> _Directions_
Skip the images and return the records below exactly.

******************************

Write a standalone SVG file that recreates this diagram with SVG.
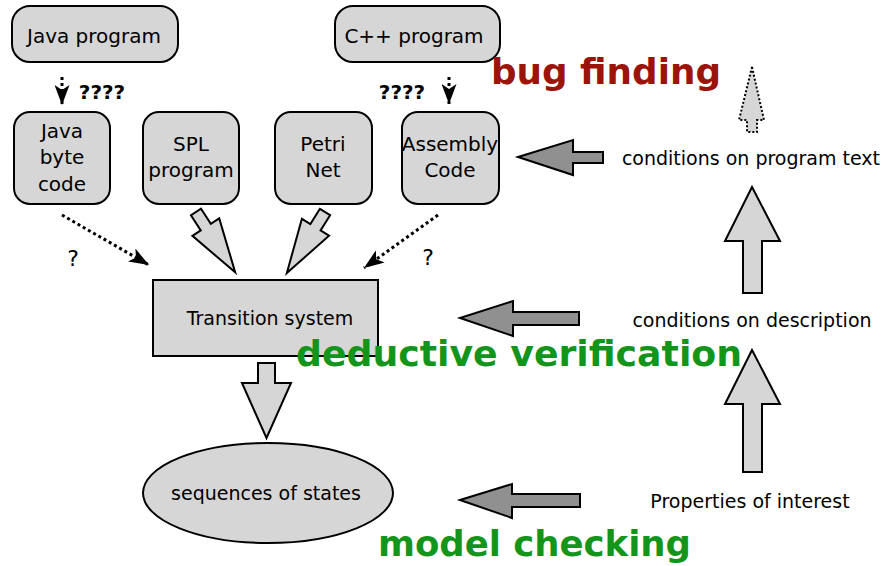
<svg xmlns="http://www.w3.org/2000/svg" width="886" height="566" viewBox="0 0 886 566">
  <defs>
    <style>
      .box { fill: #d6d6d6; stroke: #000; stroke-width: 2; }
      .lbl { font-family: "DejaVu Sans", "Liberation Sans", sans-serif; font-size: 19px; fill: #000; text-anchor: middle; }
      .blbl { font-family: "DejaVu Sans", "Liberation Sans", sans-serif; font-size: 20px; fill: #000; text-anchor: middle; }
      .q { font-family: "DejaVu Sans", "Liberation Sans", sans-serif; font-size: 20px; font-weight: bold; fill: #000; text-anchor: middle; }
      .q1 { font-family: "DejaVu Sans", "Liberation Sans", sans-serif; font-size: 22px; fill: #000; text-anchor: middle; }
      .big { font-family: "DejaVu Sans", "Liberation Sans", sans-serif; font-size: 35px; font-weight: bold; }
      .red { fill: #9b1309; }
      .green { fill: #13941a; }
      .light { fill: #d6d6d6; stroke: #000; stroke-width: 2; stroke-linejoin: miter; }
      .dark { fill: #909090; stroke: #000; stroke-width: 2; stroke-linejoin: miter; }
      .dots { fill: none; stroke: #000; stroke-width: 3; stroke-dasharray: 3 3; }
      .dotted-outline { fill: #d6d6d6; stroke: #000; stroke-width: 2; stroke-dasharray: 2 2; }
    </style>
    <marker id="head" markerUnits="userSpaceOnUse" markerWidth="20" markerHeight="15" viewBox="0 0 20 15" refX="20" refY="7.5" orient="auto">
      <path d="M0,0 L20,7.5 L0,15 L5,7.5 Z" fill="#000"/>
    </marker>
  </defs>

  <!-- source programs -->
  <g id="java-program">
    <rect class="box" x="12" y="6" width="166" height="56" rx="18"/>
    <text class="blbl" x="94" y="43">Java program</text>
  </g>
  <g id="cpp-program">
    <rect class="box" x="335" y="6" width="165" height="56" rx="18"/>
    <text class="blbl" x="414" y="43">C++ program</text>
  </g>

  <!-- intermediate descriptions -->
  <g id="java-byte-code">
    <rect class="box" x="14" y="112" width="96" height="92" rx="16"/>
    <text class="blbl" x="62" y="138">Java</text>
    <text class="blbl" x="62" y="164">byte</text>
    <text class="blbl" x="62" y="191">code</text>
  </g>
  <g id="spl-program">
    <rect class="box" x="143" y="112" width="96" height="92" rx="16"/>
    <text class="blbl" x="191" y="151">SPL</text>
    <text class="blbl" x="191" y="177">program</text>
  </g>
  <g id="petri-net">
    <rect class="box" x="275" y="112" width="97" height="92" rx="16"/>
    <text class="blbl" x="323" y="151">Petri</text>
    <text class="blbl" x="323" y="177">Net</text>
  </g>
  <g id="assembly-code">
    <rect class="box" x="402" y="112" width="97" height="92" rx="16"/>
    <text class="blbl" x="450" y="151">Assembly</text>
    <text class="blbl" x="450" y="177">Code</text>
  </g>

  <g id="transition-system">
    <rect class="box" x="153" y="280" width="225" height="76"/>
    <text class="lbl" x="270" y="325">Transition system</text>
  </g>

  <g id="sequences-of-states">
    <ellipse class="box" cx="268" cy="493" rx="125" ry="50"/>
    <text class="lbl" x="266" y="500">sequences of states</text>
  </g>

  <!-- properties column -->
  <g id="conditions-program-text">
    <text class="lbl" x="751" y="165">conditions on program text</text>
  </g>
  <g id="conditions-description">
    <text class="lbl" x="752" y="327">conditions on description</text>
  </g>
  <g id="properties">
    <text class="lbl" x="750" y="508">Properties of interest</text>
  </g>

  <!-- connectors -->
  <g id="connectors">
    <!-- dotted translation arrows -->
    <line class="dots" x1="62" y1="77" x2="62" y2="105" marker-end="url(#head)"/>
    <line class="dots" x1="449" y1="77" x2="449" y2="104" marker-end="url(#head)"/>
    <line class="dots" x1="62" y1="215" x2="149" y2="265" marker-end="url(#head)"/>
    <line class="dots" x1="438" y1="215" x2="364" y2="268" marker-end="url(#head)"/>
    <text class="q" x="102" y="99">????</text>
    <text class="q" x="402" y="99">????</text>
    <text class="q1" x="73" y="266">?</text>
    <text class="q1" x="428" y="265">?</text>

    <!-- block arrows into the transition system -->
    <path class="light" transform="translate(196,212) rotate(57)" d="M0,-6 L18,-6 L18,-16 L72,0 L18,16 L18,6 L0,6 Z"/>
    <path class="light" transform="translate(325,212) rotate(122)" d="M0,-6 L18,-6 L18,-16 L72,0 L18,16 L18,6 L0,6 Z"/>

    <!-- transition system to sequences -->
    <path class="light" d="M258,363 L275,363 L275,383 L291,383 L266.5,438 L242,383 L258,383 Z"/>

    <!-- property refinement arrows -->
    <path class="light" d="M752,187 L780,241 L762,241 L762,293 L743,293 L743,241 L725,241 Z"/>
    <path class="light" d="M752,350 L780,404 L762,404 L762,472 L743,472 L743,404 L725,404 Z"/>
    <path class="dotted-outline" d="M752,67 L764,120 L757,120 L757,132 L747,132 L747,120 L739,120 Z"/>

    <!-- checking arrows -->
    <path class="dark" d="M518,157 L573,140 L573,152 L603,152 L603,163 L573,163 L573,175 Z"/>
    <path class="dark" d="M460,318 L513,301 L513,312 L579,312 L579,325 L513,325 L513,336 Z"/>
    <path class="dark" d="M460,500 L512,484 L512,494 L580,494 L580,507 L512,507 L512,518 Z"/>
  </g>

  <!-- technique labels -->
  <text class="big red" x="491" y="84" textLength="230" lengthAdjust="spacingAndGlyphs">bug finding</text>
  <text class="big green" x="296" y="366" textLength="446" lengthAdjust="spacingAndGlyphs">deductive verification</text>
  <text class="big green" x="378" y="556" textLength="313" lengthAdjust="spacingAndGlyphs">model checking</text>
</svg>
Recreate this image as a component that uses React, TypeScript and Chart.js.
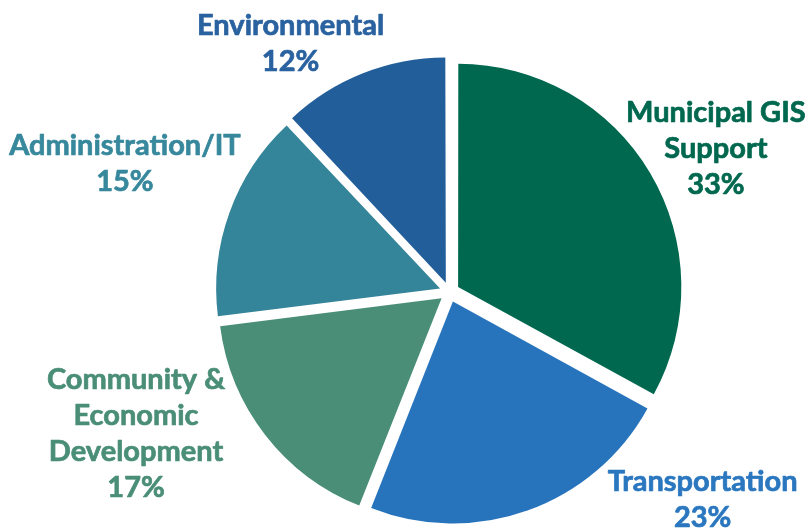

******************************

> _Answer to this problem_
Write a standalone SVG file that recreates this diagram with SVG.
<svg xmlns="http://www.w3.org/2000/svg" width="886" height="566" viewBox="0 0 886 566">
  <defs>
    <style>
      .box { fill: #d6d6d6; stroke: #000; stroke-width: 2; }
      .lbl { font-family: "DejaVu Sans", "Liberation Sans", sans-serif; font-size: 19px; fill: #000; text-anchor: middle; }
      .blbl { font-family: "DejaVu Sans", "Liberation Sans", sans-serif; font-size: 20px; fill: #000; text-anchor: middle; }
      .q { font-family: "DejaVu Sans", "Liberation Sans", sans-serif; font-size: 20px; font-weight: bold; fill: #000; text-anchor: middle; }
      .q1 { font-family: "DejaVu Sans", "Liberation Sans", sans-serif; font-size: 22px; fill: #000; text-anchor: middle; }
      .big { font-family: "DejaVu Sans", "Liberation Sans", sans-serif; font-size: 35px; font-weight: bold; }
      .red { fill: #9b1309; }
      .green { fill: #13941a; }
      .light { fill: #d6d6d6; stroke: #000; stroke-width: 2; stroke-linejoin: miter; }
      .dark { fill: #909090; stroke: #000; stroke-width: 2; stroke-linejoin: miter; }
      .dots { fill: none; stroke: #000; stroke-width: 3; stroke-dasharray: 3 3; }
      .dotted-outline { fill: #d6d6d6; stroke: #000; stroke-width: 2; stroke-dasharray: 2 2; }
    </style>
    <marker id="head" markerUnits="userSpaceOnUse" markerWidth="20" markerHeight="15" viewBox="0 0 20 15" refX="20" refY="7.5" orient="auto">
      <path d="M0,0 L20,7.5 L0,15 L5,7.5 Z" fill="#000"/>
    </marker>
  </defs>

  <!-- source programs -->
  <g id="java-program">
    <rect class="box" x="12" y="6" width="166" height="56" rx="18"/>
    <text class="blbl" x="94" y="43">Java program</text>
  </g>
  <g id="cpp-program">
    <rect class="box" x="335" y="6" width="165" height="56" rx="18"/>
    <text class="blbl" x="414" y="43">C++ program</text>
  </g>

  <!-- intermediate descriptions -->
  <g id="java-byte-code">
    <rect class="box" x="14" y="112" width="96" height="92" rx="16"/>
    <text class="blbl" x="62" y="138">Java</text>
    <text class="blbl" x="62" y="164">byte</text>
    <text class="blbl" x="62" y="191">code</text>
  </g>
  <g id="spl-program">
    <rect class="box" x="143" y="112" width="96" height="92" rx="16"/>
    <text class="blbl" x="191" y="151">SPL</text>
    <text class="blbl" x="191" y="177">program</text>
  </g>
  <g id="petri-net">
    <rect class="box" x="275" y="112" width="97" height="92" rx="16"/>
    <text class="blbl" x="323" y="151">Petri</text>
    <text class="blbl" x="323" y="177">Net</text>
  </g>
  <g id="assembly-code">
    <rect class="box" x="402" y="112" width="97" height="92" rx="16"/>
    <text class="blbl" x="450" y="151">Assembly</text>
    <text class="blbl" x="450" y="177">Code</text>
  </g>

  <g id="transition-system">
    <rect class="box" x="153" y="280" width="225" height="76"/>
    <text class="lbl" x="270" y="325">Transition system</text>
  </g>

  <g id="sequences-of-states">
    <ellipse class="box" cx="268" cy="493" rx="125" ry="50"/>
    <text class="lbl" x="266" y="500">sequences of states</text>
  </g>

  <!-- properties column -->
  <g id="conditions-program-text">
    <text class="lbl" x="751" y="165">conditions on program text</text>
  </g>
  <g id="conditions-description">
    <text class="lbl" x="752" y="327">conditions on description</text>
  </g>
  <g id="properties">
    <text class="lbl" x="750" y="508">Properties of interest</text>
  </g>

  <!-- connectors -->
  <g id="connectors">
    <!-- dotted translation arrows -->
    <line class="dots" x1="62" y1="77" x2="62" y2="105" marker-end="url(#head)"/>
    <line class="dots" x1="449" y1="77" x2="449" y2="104" marker-end="url(#head)"/>
    <line class="dots" x1="62" y1="215" x2="149" y2="265" marker-end="url(#head)"/>
    <line class="dots" x1="438" y1="215" x2="364" y2="268" marker-end="url(#head)"/>
    <text class="q" x="102" y="99">????</text>
    <text class="q" x="402" y="99">????</text>
    <text class="q1" x="73" y="266">?</text>
    <text class="q1" x="428" y="265">?</text>

    <!-- block arrows into the transition system -->
    <path class="light" transform="translate(196,212) rotate(57)" d="M0,-6 L18,-6 L18,-16 L72,0 L18,16 L18,6 L0,6 Z"/>
    <path class="light" transform="translate(325,212) rotate(122)" d="M0,-6 L18,-6 L18,-16 L72,0 L18,16 L18,6 L0,6 Z"/>

    <!-- transition system to sequences -->
    <path class="light" d="M258,363 L275,363 L275,383 L291,383 L266.5,438 L242,383 L258,383 Z"/>

    <!-- property refinement arrows -->
    <path class="light" d="M752,187 L780,241 L762,241 L762,293 L743,293 L743,241 L725,241 Z"/>
    <path class="light" d="M752,350 L780,404 L762,404 L762,472 L743,472 L743,404 L725,404 Z"/>
    <path class="dotted-outline" d="M752,67 L764,120 L757,120 L757,132 L747,132 L747,120 L739,120 Z"/>

    <!-- checking arrows -->
    <path class="dark" d="M518,157 L573,140 L573,152 L603,152 L603,163 L573,163 L573,175 Z"/>
    <path class="dark" d="M460,318 L513,301 L513,312 L579,312 L579,325 L513,325 L513,336 Z"/>
    <path class="dark" d="M460,500 L512,484 L512,494 L580,494 L580,507 L512,507 L512,518 Z"/>
  </g>

  <!-- technique labels -->
  <text class="big red" x="491" y="84" textLength="230" lengthAdjust="spacingAndGlyphs">bug finding</text>
  <text class="big green" x="296" y="366" textLength="446" lengthAdjust="spacingAndGlyphs">deductive verification</text>
  <text class="big green" x="378" y="556" textLength="313" lengthAdjust="spacingAndGlyphs">model checking</text>
</svg>
Recreate this image as a component that uses React, TypeScript and Chart.js.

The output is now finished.